I was looking at some of my older notes (for an unpublished manuscript I wrote about 15 years ago) and came across something that I do not recall being posted anywhere... so here goes.

Basically this was when I was attempting to reconcile possible Gnostic influences on Tarot and wondering how closely Tarot could mirror gnostic heresy (heresy from the perspective of 15th and 14th century thought).

I should note that here my own notes place the Fool as part of the final pair (hence why I thought I had mentioned this in the original sequence of threads on each card), and thus reflect a sense of a combined Demiurge/Logos/Sophia and.... Saklas!

Saklas is another name for the Demiurge as creator (from this Basilican Gnostic viewpoint) of this plane, and is said to mean 'the Fool'.
 

kwaw

Presuming Saklas as 'Fool' is derived from the Syriac word 'Sakhlutho' here is a fuller listing of the possible meanings of the word Sakhlutho [Syriac]:

foolishness
transgression
trespass
wrong-doing
sin
laziness
idleness
error

The ideas of transgression, trespass, sin, error and wrongdoing, together with the fact that Saklos is also identified with the 'blind angel/god' Samael [and is himself described as a 'blind' fool], I think perhaps provides a better correspondence with the Devil, rather than the fool:

http://journals.aol.co.uk/kwaw93/TarotSymbolism/entries/2006/05/31/the-devil/814

Also, given the triumphal nature of the sequence, why would the gnostics place an 'insane demiurge' at the end, triumphing as it were over Sophia [presuming here you are associating the figure of the world as Sophia]? It makes more sense to me to start of the sequence of the third septenary with Saklas, Samael, the devil, as the beginning or fall; and to end with the triumph of the world to come, redemption, salvation, Sophia.

Kwaw
 

jmd

It may be indeed that via various derivations and correlations, a concept, image or idea becomes connected to other than it, in itself, suggests. This is how the suggestion of between Saklas and the Devil appears, at least to my eyes.

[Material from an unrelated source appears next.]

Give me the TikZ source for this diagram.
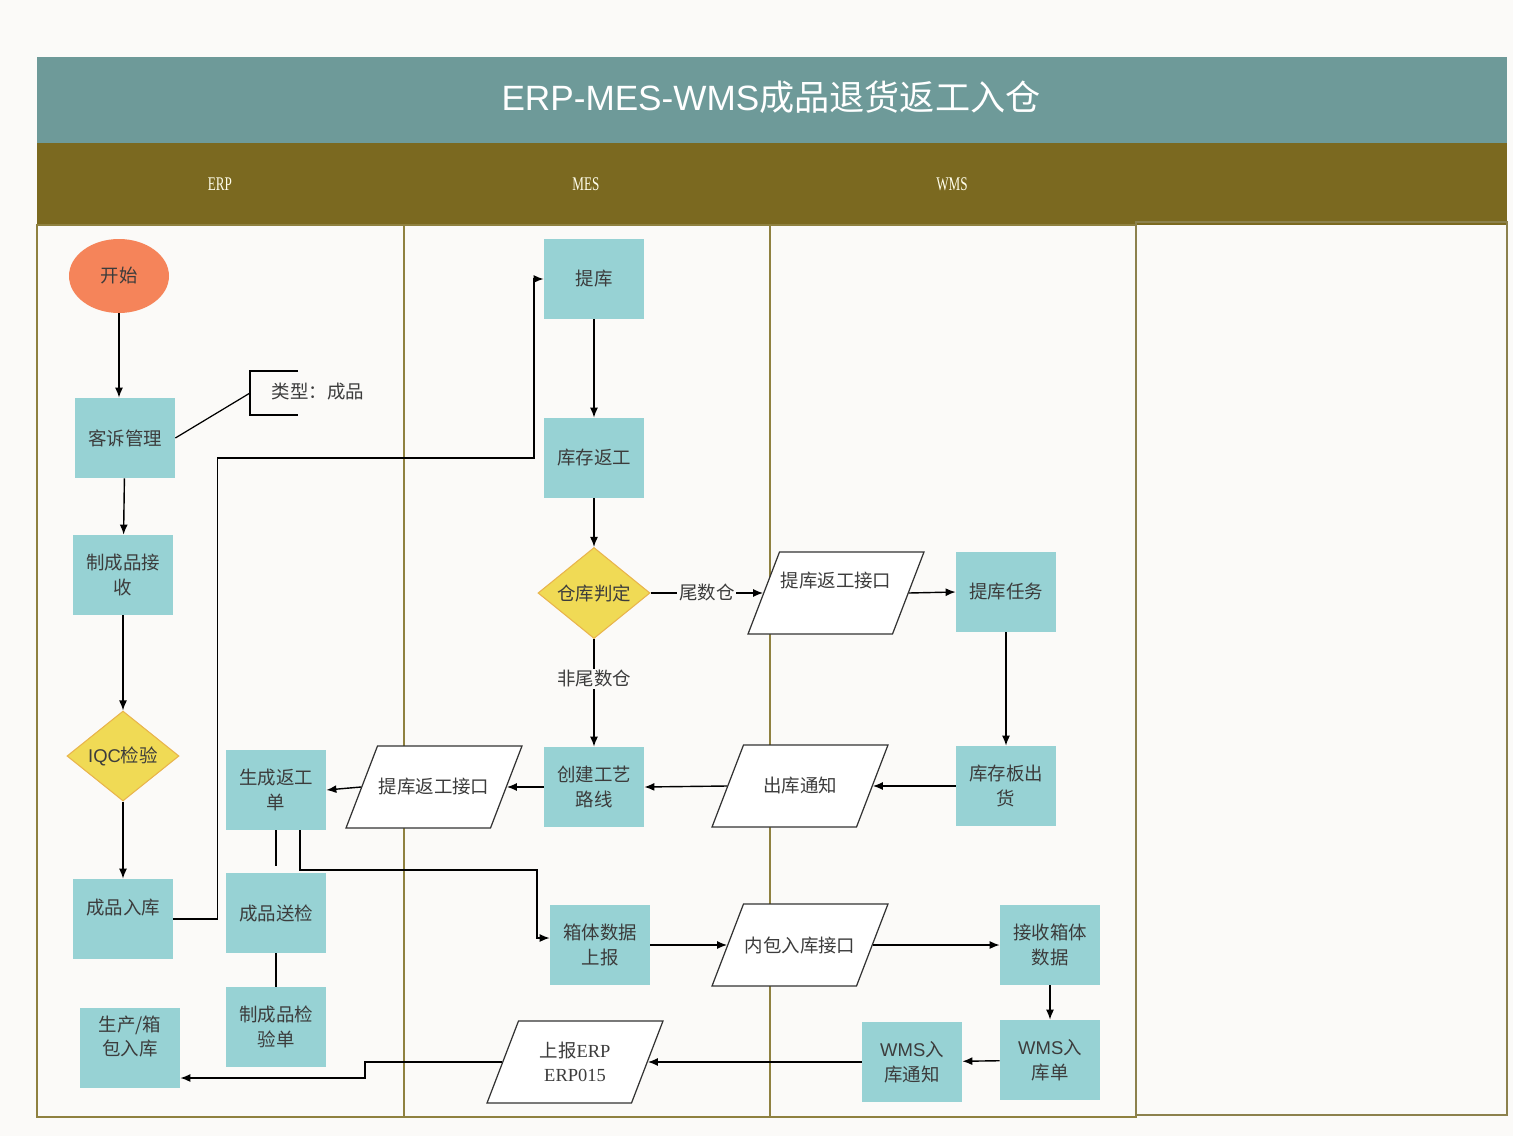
\documentclass[tikz,border=0pt]{standalone}
\usepackage{fontspec}
\setmainfont{Liberation Serif}
\setsansfont{Liberation Sans}
\newfontfamily\cjk{Noto Sans CJK SC}
\usetikzlibrary{shapes.geometric,arrows.meta,calc}
\definecolor{bgcol}{HTML}{FBFAF8}
\definecolor{titlecol}{HTML}{6E9A99}
\definecolor{headcol}{HTML}{7B6920}
\definecolor{lanecol}{HTML}{8F8140}
\definecolor{boxcol}{HTML}{97D2D4}
\definecolor{startcol}{HTML}{F5845A}
\definecolor{judgecol}{HTML}{F0DA55}
\definecolor{judgeline}{HTML}{E9B44C}
\definecolor{txtcol}{HTML}{3C3C3C}
\tikzset{
  proc/.style={rectangle, fill=boxcol, minimum width=20mm, minimum height=16mm,
    inner sep=1pt, align=center, text=txtcol, font=\cjk\fontsize{10.5}{14}\selectfont},
  judge/.style={diamond, fill=judgecol, draw=judgeline, line width=0.6pt, inner sep=0pt,
    minimum width=22.4mm, minimum height=18mm, text=txtcol, font=\cjk\fontsize{10.5}{14}\selectfont},
  iface/.style={trapezium, trapezium left angle=69, trapezium right angle=111,
    draw=black!80, fill=white, line width=0.7pt, inner xsep=11.3mm, inner ysep=8.2mm},
  ifacetext/.style={inner sep=1pt, align=center, text=txtcol,
    font=\cjk\fontsize{10.5}{14}\selectfont},
  link/.style={-{Latex[length=2mm,width=1.6mm]}, line width=0.8pt},
  lbl/.style={fill=bgcol, inner sep=1pt, text=txtcol, font=\cjk\fontsize{10.5}{14}\selectfont},
  lanehead/.style={text=white!92!yellow, font=\fontsize{11}{13}\selectfont},
}
\begin{document}
\begin{tikzpicture}[x=0.2mm, y=-0.2mm]
  % 画布
  \fill[bgcol] (0,0) rectangle (1513,1136);
  \useasboundingbox (0,0) rectangle (1513,1136);
  % 标题与泳道
  \fill[titlecol] (37,57) rectangle (1507,143);
  \node[text=white, font=\fontsize{20}{24}\selectfont] (title) at (771,97)
    {\sffamily ERP-MES-WMS{\cjk 成品退货返工入仓}};
  \fill[headcol] (37,143) rectangle (1507,225);
  \foreach \x/\t in {220/ERP, 586/MES, 952/WMS}
    \node[lanehead] (h\t) at (\x,184) {\scalebox{0.68}[1]{\t}};
  \foreach \a/\b in {37/404, 404/770, 770/1136}
    \draw[lanecol, line width=1.1pt] (\a,225) rectangle (\b,1117);
  \draw[lanecol!80!gray, line width=1pt] (1136,222) rectangle (1507,1115);

  % ERP
  \node[ellipse, fill=startcol, minimum width=20mm, minimum height=14.8mm, text=txtcol,
    font=\cjk\fontsize{10.5}{14}\selectfont] (start) at (119,276) {开始};
  \node[proc] (kesu) at (125,438) {客诉管理};
  \node[proc] (jieshou) at (123,575) {制成品接\\收};
  \node[judge] (iqc) at (123,756) {\sffamily IQC{\cjk 检验}};
  \node[proc] (ruku) at (123,919) {成品入库\\~};
  \node[proc] (baoru) at (130,1048) {生产/箱\\包入库\\~};
  \node[proc] (fgd) at (276,790) {生成返工\\单};
  \node[proc] (songjian) at (276,913) {成品送检};
  \node[proc] (jyd) at (276,1027) {制成品检\\验单};
  % 备注
  \coordinate (brk) at (250,393);
  \draw[line width=0.7pt] (298,371) -- (250,371) -- (250,415) -- (298,415);
  \node[lbl] (leixing) at (318,392) {类型：成品};
  \draw[line width=0.7pt] (kesu.east) -- (brk);

  % MES
  \node[iface] (tkjk) at (434,787) {};
  \node[ifacetext] (tkjk-t) at (tkjk) {提库返工接口};
  \node[proc] (tiku) at (594,279) {提库};
  \node[proc] (kcfg) at (594,458) {库存返工};
  \node[judge] (ckpd) at (594,593) {仓库判定};
  \node[proc] (gylx) at (594,787) {创建工艺\\路线};
  \node[proc] (xtsb) at (600,945) {箱体数据\\上报};
  \node[iface] (sberp) at (575,1062) {};
  \node[ifacetext] (sberp-t) at (sberp) {{\cjk 上报}{\rmfamily ERP}\\{\rmfamily ERP015}};

  % WMS
  \node[iface] (tkjk2) at (836,593) {};
  \node[ifacetext] (tkjk2-t) at ($(tkjk2)+(0,-12)$) {提库返工接口};
  \node[proc] (tkrw) at (1006,592) {提库任务};
  \node[proc] (kcbc) at (1006,786) {库存板出\\货};
  \node[iface] (cktz) at (800,786) {};
  \node[ifacetext] (cktz-t) at (cktz) {出库通知};
  \node[iface] (nbjk) at (800,945) {};
  \node[ifacetext] (nbjk-t) at (nbjk) {内包入库接口};
  \node[proc] (jsxt) at (1050,945) {接收箱体\\数据};
  \node[proc] (rkd) at (1050,1060) {{\sffamily WMS}入\\库单};
  \node[proc] (rktz) at (912,1062) {{\sffamily WMS}入\\库通知};

  % 连线
  \draw[link] (start.south) -- (start.south |- kesu.north);
  \draw[link] (kesu) -- (jieshou);
  \draw[link] (jieshou) -- (iqc);
  \draw[link] (iqc) -- (ruku);
  \draw[link] (ruku.east) -- ++(44,0) |- (534,458) |- (tiku.west);
  \draw[link] (tiku) -- (kcfg);
  \draw[link] (kcfg) -- (ckpd);
  \draw[link] (ckpd.east) -- node[lbl] {尾数仓} (tkjk2.west);
  \draw[link] (ckpd.south) -- node[lbl, pos=0.37] {非尾数仓} (gylx.north);
  \draw[link] (tkjk2.east) -- (tkrw.west);
  \draw[link] (tkrw) -- (kcbc);
  \draw[link] (kcbc.west) -- (cktz.east);
  \draw[link] (cktz.west) -- (gylx.east);
  \draw[link] (gylx.west) -- (tkjk.east);
  \draw[link] (tkjk.west) -- (fgd.east);
  \draw[line width=0.8pt] (fgd.south) -- ($(songjian.north)+(0,-7)$);
  \draw[line width=0.8pt] (songjian) -- (jyd);
  \draw[link] ($(fgd.south)+(24,0)$) |- (537,870) |- ($(xtsb.west)+(0,-7)$);
  \draw[link] (xtsb) -- (nbjk);
  \draw[link] (nbjk) -- (jsxt);
  \draw[link] (jsxt) -- (rkd);
  \draw[link] (rkd) -- (rktz);
  \draw[link] (rktz) -- (sberp);
  \draw[link] (sberp.west) -| (365,1078) -- ($(baoru.east)+(0,30)$);
\end{tikzpicture}
\end{document}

Even the list as given for the Syriac version as Sakhlutho (foolishness; transgression; trespass; wrong-doing; sin; laziness; idleness; error) seems more clearly related to the Fool as we both know it now and how it was represented from earliest times in tarot imagery.

Furthermore, if we take the Gospel of Judas as basis, then Saklas's position is above that of Christ (as possibly XXI), who then instructs a creation of Adam and Eve (as XX).

I am not suggesting that this was in fact the intent of the sequence as seen, here, in reverse, but rather am simply playing with the idea 'as if' it may be the case, to allow it to perhaps unveil furher unexpected finds.

But certainly, at face value, Saklas as above the firmaments of Sun, Moon and Star, and above the created realms of Adam/Eve, and above some of the other Acheons as perhaps represented by XXI, can be seen as Gnostic Fool.